5. Fault Tolerance & Reliability
How the system stays alive when hardware inevitably fails.
- Health Checks & Heartbeats: How nodes monitor each other's status.
- Quorums: Requiring a majority (e.g., 3 out of 5 nodes) to agree before a write is finalized.
- The Byzantine Generals Problem: How to reach agreement when some nodes are intentionally lying or malicious (crucial for Blockchain).
- Circuit Breakers: Automatically stopping requests to a failing service to prevent a "cascading failure."
6. Scalability & Performance
How to handle more users by adding more machines.
- Load Balancing: Distributing incoming traffic (L4 vs. L7 load balancing).
- Caching: Using Redis or Memcached to store frequent results in memory.
- Content Delivery Networks (CDNs): Distributing static assets (images/video) to the "edge" (closer to the user).

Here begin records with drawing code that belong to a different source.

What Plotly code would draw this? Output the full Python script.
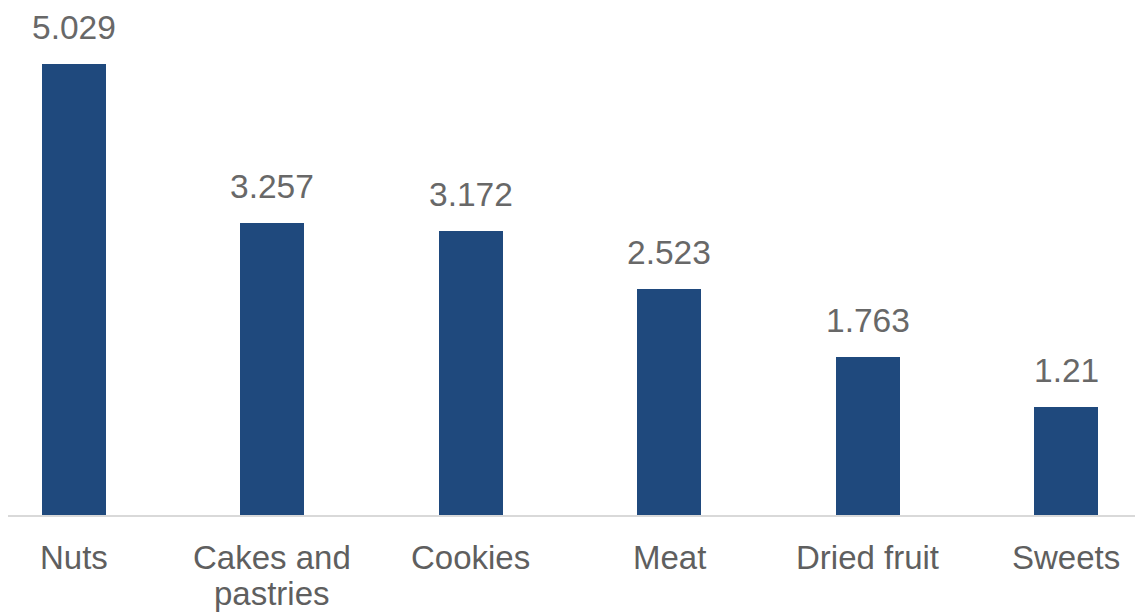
import plotly.graph_objects as go

categories = ["Nuts", "Cakes and pastries", "Cookies", "Meat", "Dried fruit", "Sweets"]
tick_lines = [["Nuts"], ["Cakes and", "pastries"], ["Cookies"], ["Meat"], ["Dried fruit"], ["Sweets"]]
values = [5.029, 3.257, 3.172, 2.523, 1.763, 1.21]
value_labels = ["5.029", "3.257", "3.172", "2.523", "1.763", "1.21"]

BAR_COLOR = "#1F497D"
FONT = "Liberation Sans, Arial, sans-serif"
LABEL_SIZE = 33
LINE_STEP = 36  # px between wrapped category-label lines

fig = go.Figure()
fig.add_trace(go.Bar(
    x=categories,
    y=values,
    width=0.323,
    marker=dict(color=BAR_COLOR, line=dict(width=0)),
    hoverinfo="skip",
))

# value labels above each bar
for cat, val, lab in zip(categories, values, value_labels):
    fig.add_annotation(
        x=cat, y=val, text=lab, showarrow=False,
        yanchor="bottom", yshift=16,
        font=dict(family=FONT, size=33.5, color="#686868"),
    )

# category labels under the axis, wrapped with a compact line step
for cat, lines in zip(categories, tick_lines):
    for i, line in enumerate(lines):
        fig.add_annotation(
            x=cat, xref="x", y=0, yref="paper", text=line, showarrow=False,
            yanchor="middle", yshift=-(42 + i * LINE_STEP),
            font=dict(family=FONT, size=LABEL_SIZE, color="#5F5F5F"),
        )

fig.update_layout(
    width=1135, height=614,
    margin=dict(l=8, r=0, t=13, b=99, autoexpand=False),
    paper_bgcolor="white", plot_bgcolor="white",
    showlegend=False,
    bargap=0,
)
fig.update_xaxes(
    type="category",
    range=[-0.3327, 5.347],
    automargin=False,
    showline=True, linecolor="#D9D9D9", linewidth=2,
    showgrid=False, ticks="",
    showticklabels=False,
)
fig.update_yaxes(
    range=[0, 5.6],
    visible=False,
    automargin=False,
    showgrid=False, zeroline=False,
)

fig.write_html("out.html")
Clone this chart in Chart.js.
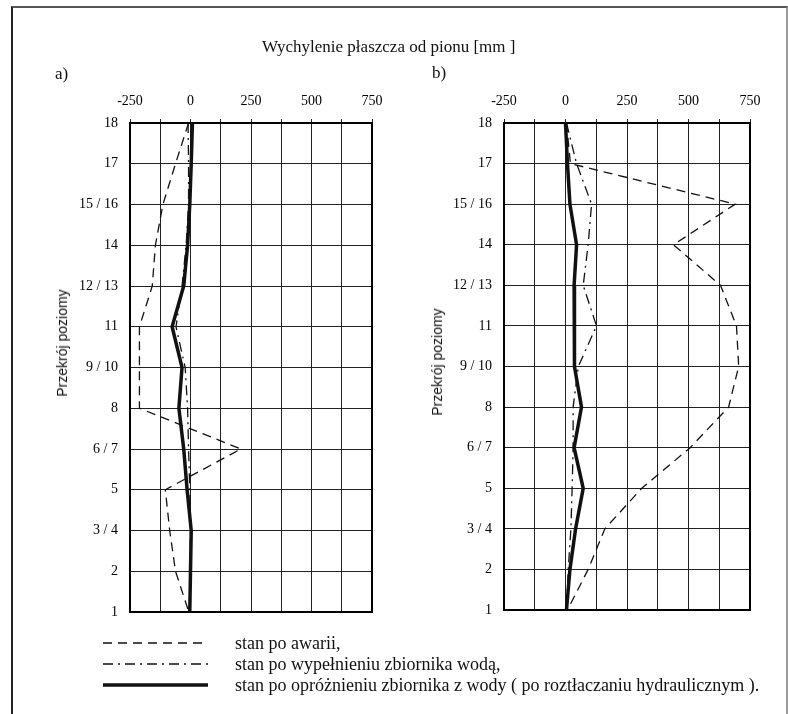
<!DOCTYPE html>
<html>
<head>
<meta charset="utf-8">
<script src="https://cdn.jsdelivr.net/npm/chart.js@4.4.0/dist/chart.umd.min.js"></script>
<style>
  body { margin: 0; background: #fff; }
  #page { position: relative; width: 788px; height: 714px; overflow: hidden; font-family: 'Liberation Serif', serif; color: #111; }
  #frame { position: absolute; left: 11px; top: 6px; width: 773px; height: 740px; border-top: 2px solid #555; border-left: 2px solid #222; border-right: 2px solid #999; }
  canvas { position: absolute; top: 0; }
  .txt { position: absolute; white-space: nowrap; line-height: 1; }
  .ytitle { position: absolute; font-family: 'Liberation Sans', sans-serif; font-size: 14px; transform: translate(-50%, -50%) rotate(-90deg); white-space: nowrap; }
  .leg { position: absolute; left: 235px; font-size: 18px; white-space: nowrap; line-height: 1; }
</style>
</head>
<body>
<div id="page">
  <div id="frame"></div>
  <canvas id="chartA" width="394" height="640" style="left:0"></canvas>
  <canvas id="chartB" width="394" height="640" style="left:394px"></canvas>

  <div class="txt" style="left:262px; top:38px; font-size:17px;">Wychylenie płaszcza od pionu [mm ]</div>
  <div class="txt" style="left:55px; top:65px; font-size:17px;">a)</div>
  <div class="txt" style="left:432px; top:64px; font-size:17px;">b)</div>
  <div class="ytitle" style="left:62px; top:343px;">Przekrój poziomy</div>
  <div class="ytitle" style="left:437px; top:362px;">Przekrój poziomy</div>

  <svg style="position:absolute; left:100px; top:630px;" width="120" height="70">
    <line x1="3" y1="13" x2="108" y2="13" stroke="#111" stroke-width="1.3" stroke-dasharray="9 6"></line>
    <line x1="3" y1="34" x2="108" y2="34" stroke="#111" stroke-width="1.3" stroke-dasharray="10 5 2 5"></line>
    <line x1="3" y1="55" x2="108" y2="55" stroke="#111" stroke-width="3.5"></line>
  </svg>
  <div class="leg" style="top:634px;">stan po awarii,</div>
  <div class="leg" style="top:655px;">stan po wypełnieniu zbiornika wodą,</div>
  <div class="leg" style="top:676px;">stan po opróżnieniu zbiornika z wody ( po roztłaczaniu hydraulicznym ).</div>
</div>

<script>
// przekroje, od góry (18) do dołu (1)
const levels = ['18', '17', '15 / 16', '14', '12 / 13', '11', '9 / 10', '8', '6 / 7', '5', '3 / 4', '2', '1'];
const xTicks = [-250, 0, 250, 500, 750];

// a)
const aAwaria = [-8, -62, -114, -145, -158, -211, -211, -211, 208, -104, -86, -62, -7];
const aWypelnienie = [-10, -8, -8, -18, -35, -60, -22, -12, -8, -3, 0, -2, -5];
const aOproznienie = [8, 3, -3, -12, -28, -76, -35, -48, -28, -14, 3, 0, -3];

// b)
const bAwaria = [4, 20, 690, 439, 630, 695, 704, 663, 507, 310, 160, 92, 8];
const bWypelnienie = [4, 45, 106, 92, 72, 126, 52, 31, 31, 27, 22, 11, 4];
const bOproznienie = [0, 8, 18, 45, 35, 35, 38, 65, 35, 72, 41, 18, 4];

// ramka wokół pola wykresu
const boxPlugin = {
    id: 'box',
    afterDatasetsDraw(chart) {
        const { ctx, chartArea: a } = chart;
        ctx.save();
        ctx.strokeStyle = '#000';
        ctx.lineWidth = 2;
        ctx.strokeRect(a.left, a.top, a.right - a.left, a.bottom - a.top);
        ctx.restore();
    }
};

function datasets(awaria, wypelnienie, oproznienie) {
    return [
        { label: 'stan po awarii', data: awaria, borderColor: '#111', borderWidth: 1.3, borderDash: [9, 6] },
        { label: 'stan po wypełnieniu zbiornika wodą', data: wypelnienie, borderColor: '#111', borderWidth: 1.3, borderDash: [10, 5, 2, 5] },
        { label: 'stan po opróżnieniu zbiornika z wody', data: oproznienie, borderColor: '#111', borderWidth: 3.5 }
    ];
}

function drawPanel(id, sets, yWidth, padRight, padBottom) {
    const ctx = document.getElementById(id).getContext('2d');
    return new Chart(ctx, {
        type: 'line',
        data: { labels: levels, datasets: sets },
        plugins: [boxPlugin],
        options: {
            responsive: false,
            animation: false,
            devicePixelRatio: 1,
            indexAxis: 'y',
            layout: { padding: { left: 0, top: 0, right: padRight, bottom: padBottom } },
            elements: { point: { radius: 0 }, line: { tension: 0 } },
            plugins: { legend: { display: false }, tooltip: { enabled: false } },
            scales: {
                x: {
                    type: 'linear',
                    position: 'top',
                    min: -250,
                    max: 750,
                    afterFit: s => { s.height = 123; },
                    ticks: {
                        stepSize: 125,
                        autoSkip: false,
                        maxRotation: 0,
                        padding: 9,
                        color: '#000',
                        font: { family: 'Liberation Serif', size: 14 },
                        callback: v => xTicks.includes(v) ? String(v) : ''
                    },
                    grid: { color: '#222', lineWidth: 1, tickLength: 4 },
                    border: { color: '#000', width: 2 }
                },
                y: {
                    type: 'category',
                    offset: false,
                    afterFit: s => { s.width = yWidth; },
                    ticks: {
                        padding: 12,
                        color: '#000',
                        font: { family: 'Liberation Serif', size: 14 }
                    },
                    grid: { color: '#222', lineWidth: 1, drawTicks: false },
                    border: { color: '#000', width: 2 }
                }
            }
        }
    });
}

drawPanel('chartA', datasets(aAwaria, aWypelnienie, aOproznienie), 130, 22, 28);
drawPanel('chartB', datasets(bAwaria, bWypelnienie, bOproznienie), 110, 38, 30);
</script>
</body>
</html>
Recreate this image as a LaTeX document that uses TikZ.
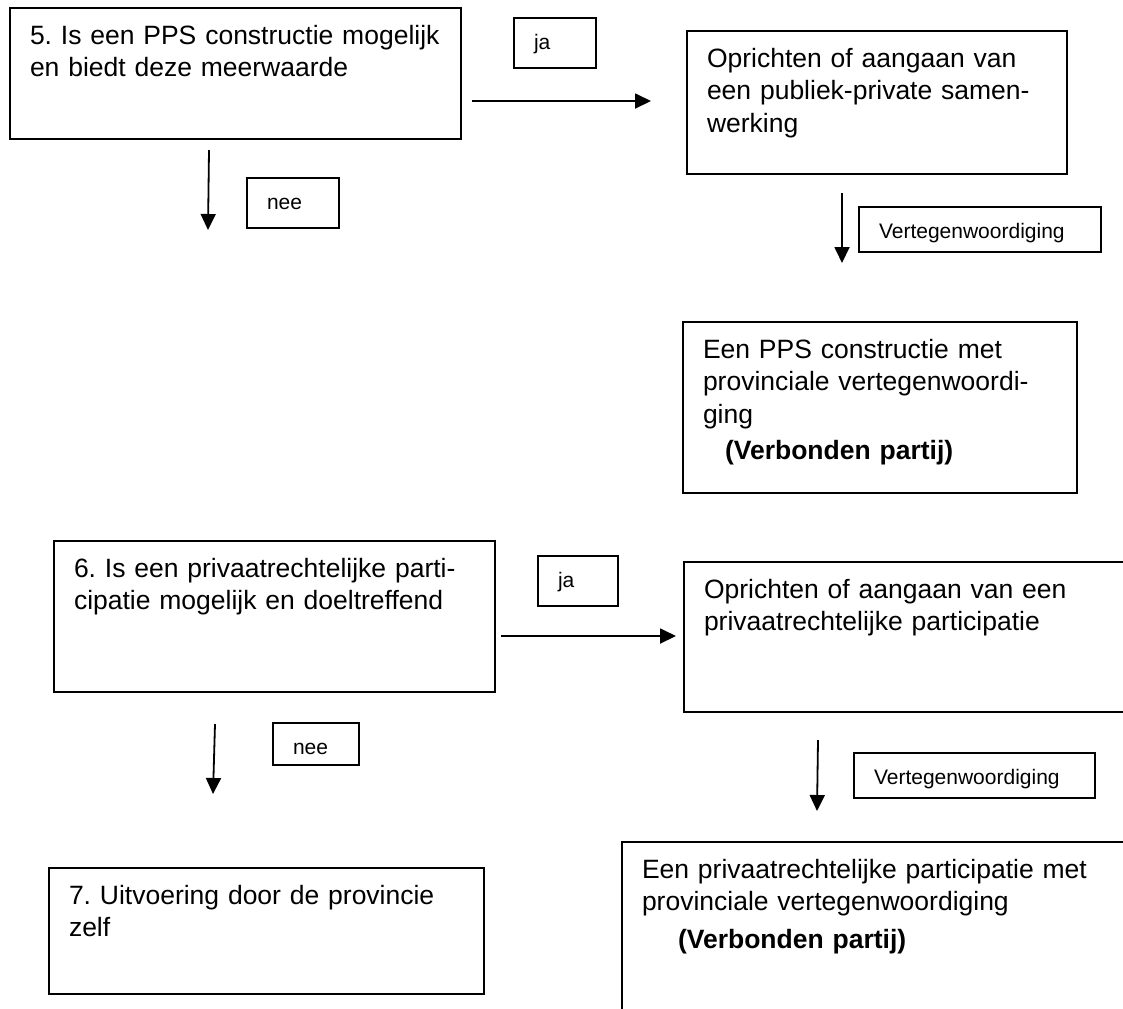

7. Observability & Management
How to debug a system when you can't log into 5,000 different servers.
- Distributed Tracing: Following a single user request as it travels through 20 different microservices (e.g., Jaeger, OpenTelemetry, Zipkin).
- Log Aggregation: Pulling logs from every node into one searchable place (e.g., ELK Stack, Cloud Logging).
- Service Mesh: Managing the "networking" between microservices (e.g., Istio, Linkerd).